Happy Birthday Flash Point
A last minute birthday party where if I don't hit the "publish" button soon, it'll be a belated birthday party.
This bundled 148 pieces of paper with a major part of my life written all over them turns 1 year old today (June 20th). Over the past month, I have mulled over how I wanted to mark the occasion and what I wanted to say about it. Random thoughts of deciding if I even wanted to do anything to mark the occasion wove their way through the other thoughts. Per my usual modus operandi, I couldn’t decide the “best” action to take so I did nothing. I swear someone’s house has to be on fire or someone has to be dying in front of me for me to make a decision and take action. Right this minute it’s 2:34 in the afternoon and I can’t stand the thought of yet another moment in time going unrecognized so here I am writing about having my book turn one year old. I’m even writing this directly on my Substack dashboard instead of first carefully crafting my prose on Scrivener and then transferring it over. So here I am in all my last-minute glory — there will be typos and grammatical errors for sure. Honestly, I’d prefer to run into a burning building right now with nothing on but my tennis shoes, shorts, and a T-shirt, but here goes nothing….

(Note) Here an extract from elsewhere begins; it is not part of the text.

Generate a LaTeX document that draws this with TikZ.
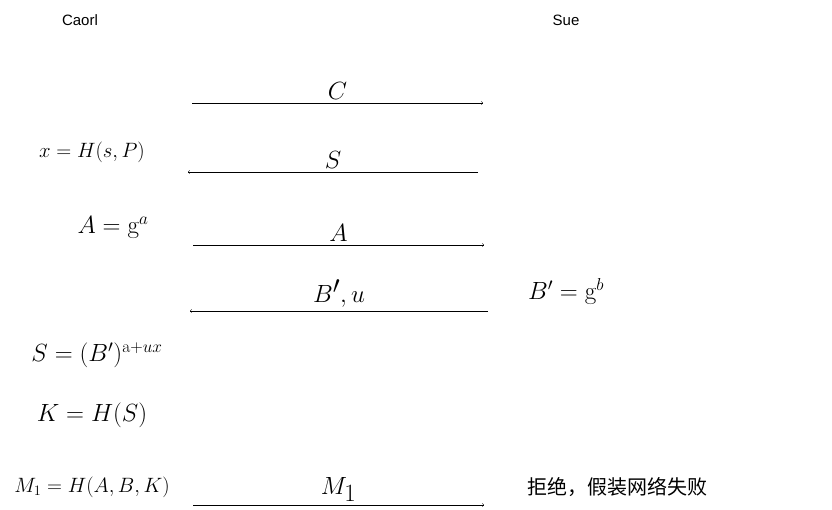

I’ve always wanted to write a book. I think that started when I took a creative writing class in high school. I was never very good at making up stories (which also made me a terrible liar.) If you’ve read my book you’d know that shortly after high school I dove head first into being a paramedic and then a firefighter and really couldn’t see much else. Then when my life started falling apart I started writing. And writing. At some point, I realized I had a book and that I needed to write this book so other people who were going through what I was could read it and know they weren’t alone. And my wife said I needed to write this book so the rest of the world knew just exactly what in the hell we do. So I started filling in the gaps and asking a few people to read my clunky manuscript. I’d reorganize and add and subtract, (actually, there was very little cutting until I started working with a writing coach) and ask people to reread. The lady who worked the copier/binding at STAPLES and I got on a first-name basis with each other.

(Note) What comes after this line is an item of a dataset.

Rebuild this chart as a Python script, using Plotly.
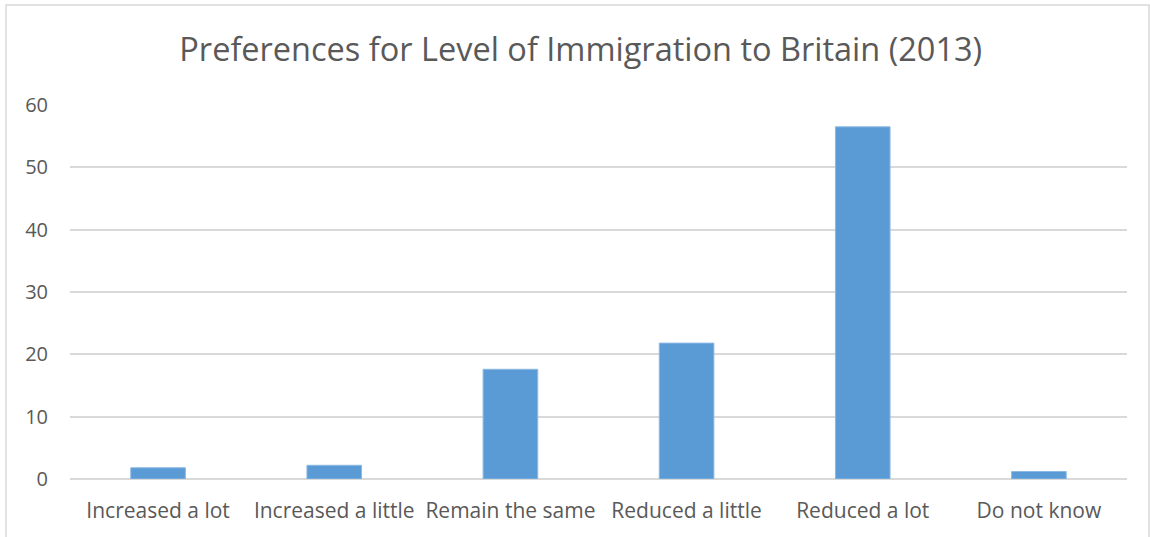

To make a long story short, I hired a developmental editor, went to the San Francisco Writer’s Conference, wrote a bunch more, and visited my pal at STAPLES a few more times, after almost a year of harassing her, I finally got the agent who was interested in my MS to read half of it — and she sent me to Brooke Warner as I, “…had a great story but the MS just wasn’t ready to be published.” Brooke took me on and helped me mold my 110,000 words into around 85,000 and then her hybrid publishing company ended up becoming my publisher. I learned all about developing an author platform and drug my feet or is it dragged? It must be dragged because if I drug my feet then they would be high on some illegal substance - no wait, that would be drugged my feet - anyways, I would have saved some money on editing if I had only learned how to write grammatically correctly - what was I talking about? Oh ya, my half-assed attempt at developing an “author’s platform.”
I went to another writer’s conference/retreat and spent more money on a publicist and some surefire advertising. Then it was time to decide on how many books to print. We decided on 2000 books. I thought I could totally sell that many and it was an economy-of-scale decision - printing more books makes each book printed cheaper. So Flash Point was published one year ago today and 600 books still sit in the warehouse, looking for good homes. She’s cost me more money than care to think about. She’s given me some incredibly love-filled book readings and signings. She’s also caused me a couple where even though only 3 or 4 people showed up, they were people who loved me dearly. I sold a bunch of books right off the bat and then it’s been 3 to 4 books a week. In the last three weeks, I’ve sold zero books. Writing and publishing a book ain’t for the weak.
So just what have I gained from writing and publishing Flash Point? I wrote a book! My dream of writing and publishing a book came true! I did it! I’ve learned so much about an industry and process I really knew nothing about. The writing and publishing industry is wild and ever-evolving. I know I’ve done exactly what I set out to do - help some first responders who are going through hell because of spending years of injuring and pouring their hearts and brains and nervous systems all over the streets and in people’s living rooms. I know Flash Point has helped - I have the emails and texts to prove it. And holy crap the people - the people I’ve met and friendships and sisters I’ve gained on this journey have been the greatest gift of all. We have all climbed out on the proverbial tree limb, praying it won’t break. All of us writers share that, it binds us together (Holy shit did I just call myself a writer?) I got lucky and have made the bestest sister writers and learned that I have the best friends on this Earth. Birthing Flash Point has been one of the greatest gifts ever and I’m never going to forget that.
Happy Birthday to Flashpoint Christy! I’m so grateful you wrote it. Thank you for inspiring me. For helping me. You have made a difference in my life in so many ways and I want to acknowledge you and let you know how much I appreciate you. I know you have invested so much of your heart and soul into birthing Flashpoint. I can only imagine the mixture of emotions that must arise as you reflect on this 1 year anniversary. I’m glad you took the time to celebrate and acknowledge this important milestone. It’s an accomplishment worth recognizing every year for the rest of your life IMHO.
I fucking love you ❤️❤️❤️ glorious remarkable you.